The life of little Midori ( Risa Nakamura ) hasn’t had much beauty to offer for a long time. She has never had a father. Since the death of her mother, the girl has been sitting on the streets without her parents and penniless, trying to make ends meet by selling camellias. But then her life takes an unexpected turn when she is forced to join a circus. She doesn’t fare much better there at first, the circus people abuse and taunts her whenever the opportunity arises. Only when the magician Masamitsu ( Shunsuke Kazama ) shows up and falls in love with her does the tide turn. Because he uses every means to help his beloved – and would stop at nothing to do it.
The news ripped through the world that Ringling Bros. and Barnum & Bailey, the last great traditional American circus, would close its tents forever. It is debatable whether this has more to do with the increased sensitivity to animal welfare or with the fact that this form of entertainment has long since lost its exotic factor. What is striking, however, is how much the circus appears in films as a place removed from the world, either because it was snatched from time (and color) as in Blancanieves – A Tale of Black and White. Be it because it became a place of horror in films like Strange Circus or Mad Circus.

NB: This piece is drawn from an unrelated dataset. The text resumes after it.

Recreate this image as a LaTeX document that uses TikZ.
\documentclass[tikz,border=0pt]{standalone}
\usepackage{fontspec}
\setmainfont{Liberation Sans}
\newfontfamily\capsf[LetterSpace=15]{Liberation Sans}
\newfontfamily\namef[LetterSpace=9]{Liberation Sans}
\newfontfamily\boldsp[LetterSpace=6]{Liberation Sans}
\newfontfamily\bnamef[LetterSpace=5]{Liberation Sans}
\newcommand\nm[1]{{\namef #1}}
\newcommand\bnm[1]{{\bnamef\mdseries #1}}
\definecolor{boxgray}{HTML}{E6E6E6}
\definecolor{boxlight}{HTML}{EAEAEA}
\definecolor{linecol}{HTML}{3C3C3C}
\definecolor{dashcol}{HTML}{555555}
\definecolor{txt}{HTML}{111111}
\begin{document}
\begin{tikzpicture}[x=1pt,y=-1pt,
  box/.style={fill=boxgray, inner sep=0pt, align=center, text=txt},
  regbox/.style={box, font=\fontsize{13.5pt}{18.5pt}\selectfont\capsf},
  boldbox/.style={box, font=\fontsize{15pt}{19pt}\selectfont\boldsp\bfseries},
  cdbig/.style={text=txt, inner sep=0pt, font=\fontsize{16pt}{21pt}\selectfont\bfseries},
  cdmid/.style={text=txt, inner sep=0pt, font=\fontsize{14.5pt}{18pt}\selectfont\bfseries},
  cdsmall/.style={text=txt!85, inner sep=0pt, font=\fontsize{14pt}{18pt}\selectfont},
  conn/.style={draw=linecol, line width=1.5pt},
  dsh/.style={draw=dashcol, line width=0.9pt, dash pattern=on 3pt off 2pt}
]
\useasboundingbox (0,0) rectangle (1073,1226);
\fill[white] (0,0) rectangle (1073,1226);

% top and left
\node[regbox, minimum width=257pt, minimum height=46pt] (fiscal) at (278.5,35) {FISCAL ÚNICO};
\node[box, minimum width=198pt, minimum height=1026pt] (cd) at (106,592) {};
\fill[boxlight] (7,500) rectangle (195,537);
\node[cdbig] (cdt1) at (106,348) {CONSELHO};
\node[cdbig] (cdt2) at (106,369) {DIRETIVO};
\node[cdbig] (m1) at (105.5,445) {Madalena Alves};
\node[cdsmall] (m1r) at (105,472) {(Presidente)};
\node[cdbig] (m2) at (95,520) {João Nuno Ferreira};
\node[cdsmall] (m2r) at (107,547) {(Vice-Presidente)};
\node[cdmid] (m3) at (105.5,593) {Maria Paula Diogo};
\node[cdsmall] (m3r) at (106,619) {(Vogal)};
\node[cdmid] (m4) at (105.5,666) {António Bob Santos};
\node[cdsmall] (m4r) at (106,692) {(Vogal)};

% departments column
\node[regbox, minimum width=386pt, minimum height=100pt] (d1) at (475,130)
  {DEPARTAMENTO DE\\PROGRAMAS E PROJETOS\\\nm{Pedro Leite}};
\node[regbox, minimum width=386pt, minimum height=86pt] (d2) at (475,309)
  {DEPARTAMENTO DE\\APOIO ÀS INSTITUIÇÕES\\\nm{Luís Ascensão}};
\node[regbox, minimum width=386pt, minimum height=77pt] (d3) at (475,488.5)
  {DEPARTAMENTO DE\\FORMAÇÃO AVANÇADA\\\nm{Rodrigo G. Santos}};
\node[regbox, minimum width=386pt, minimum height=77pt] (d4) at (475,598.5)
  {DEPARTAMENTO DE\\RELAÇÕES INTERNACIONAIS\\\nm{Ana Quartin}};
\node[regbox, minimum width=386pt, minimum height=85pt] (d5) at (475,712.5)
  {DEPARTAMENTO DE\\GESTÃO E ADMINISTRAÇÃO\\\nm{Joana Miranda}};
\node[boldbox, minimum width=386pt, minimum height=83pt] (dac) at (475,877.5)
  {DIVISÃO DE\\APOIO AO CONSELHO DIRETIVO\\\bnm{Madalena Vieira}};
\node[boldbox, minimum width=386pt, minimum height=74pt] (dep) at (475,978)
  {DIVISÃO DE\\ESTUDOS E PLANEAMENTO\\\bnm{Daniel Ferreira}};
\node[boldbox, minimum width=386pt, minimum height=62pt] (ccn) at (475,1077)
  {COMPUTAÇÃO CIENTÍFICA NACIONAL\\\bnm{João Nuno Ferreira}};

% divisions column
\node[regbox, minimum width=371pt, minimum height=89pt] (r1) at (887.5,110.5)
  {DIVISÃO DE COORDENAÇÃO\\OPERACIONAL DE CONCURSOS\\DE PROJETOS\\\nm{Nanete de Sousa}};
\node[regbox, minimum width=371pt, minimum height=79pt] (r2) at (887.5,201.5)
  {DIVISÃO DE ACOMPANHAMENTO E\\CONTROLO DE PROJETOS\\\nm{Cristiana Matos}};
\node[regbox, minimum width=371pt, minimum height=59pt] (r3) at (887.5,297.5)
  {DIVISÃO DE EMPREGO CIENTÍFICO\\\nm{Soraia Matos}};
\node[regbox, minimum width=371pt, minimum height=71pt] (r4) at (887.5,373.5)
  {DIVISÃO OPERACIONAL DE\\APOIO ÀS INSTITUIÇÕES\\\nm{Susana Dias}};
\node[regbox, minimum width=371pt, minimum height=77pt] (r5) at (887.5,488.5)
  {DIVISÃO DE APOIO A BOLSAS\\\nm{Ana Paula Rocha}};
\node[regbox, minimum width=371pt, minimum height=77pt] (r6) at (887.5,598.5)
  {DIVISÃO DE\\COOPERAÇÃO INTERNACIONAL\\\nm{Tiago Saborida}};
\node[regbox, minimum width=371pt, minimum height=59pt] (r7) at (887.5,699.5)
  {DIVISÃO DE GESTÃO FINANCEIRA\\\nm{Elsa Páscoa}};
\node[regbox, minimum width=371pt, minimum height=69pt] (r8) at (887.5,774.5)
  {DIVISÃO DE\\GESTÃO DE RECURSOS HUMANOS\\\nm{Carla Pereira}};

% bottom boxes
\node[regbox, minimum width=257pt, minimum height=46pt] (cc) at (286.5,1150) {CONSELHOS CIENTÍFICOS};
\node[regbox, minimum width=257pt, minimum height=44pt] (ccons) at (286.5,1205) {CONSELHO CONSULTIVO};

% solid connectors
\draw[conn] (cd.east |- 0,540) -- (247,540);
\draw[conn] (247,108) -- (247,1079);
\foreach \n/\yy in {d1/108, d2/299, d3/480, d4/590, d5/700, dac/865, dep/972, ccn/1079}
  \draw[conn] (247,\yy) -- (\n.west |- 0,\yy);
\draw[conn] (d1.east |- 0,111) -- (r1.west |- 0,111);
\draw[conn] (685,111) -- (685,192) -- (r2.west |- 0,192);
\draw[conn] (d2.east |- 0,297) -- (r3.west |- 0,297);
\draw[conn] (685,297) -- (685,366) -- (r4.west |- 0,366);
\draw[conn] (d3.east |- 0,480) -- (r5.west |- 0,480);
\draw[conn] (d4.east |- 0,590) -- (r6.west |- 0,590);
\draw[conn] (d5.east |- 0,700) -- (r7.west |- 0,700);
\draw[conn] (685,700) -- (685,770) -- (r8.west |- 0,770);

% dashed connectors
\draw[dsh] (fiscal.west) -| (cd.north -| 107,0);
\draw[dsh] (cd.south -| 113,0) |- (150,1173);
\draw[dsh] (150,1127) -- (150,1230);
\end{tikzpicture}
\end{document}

Midori – The Camellia Girl is a little bit of both, although, unlike the award-winning Spanish silent film, it uses both language and color. Many, many colors even. The bright yellow dress by Midori, for example, which is offset with red dots. And the circus also likes to use the possibilities that the rainbow offers. Despite this blaze of colour, the film is not suitable for children. Under no circumstances, at any time. Sex and violence are part of everyday life in Midori’s new home, and there is also psychological abuse.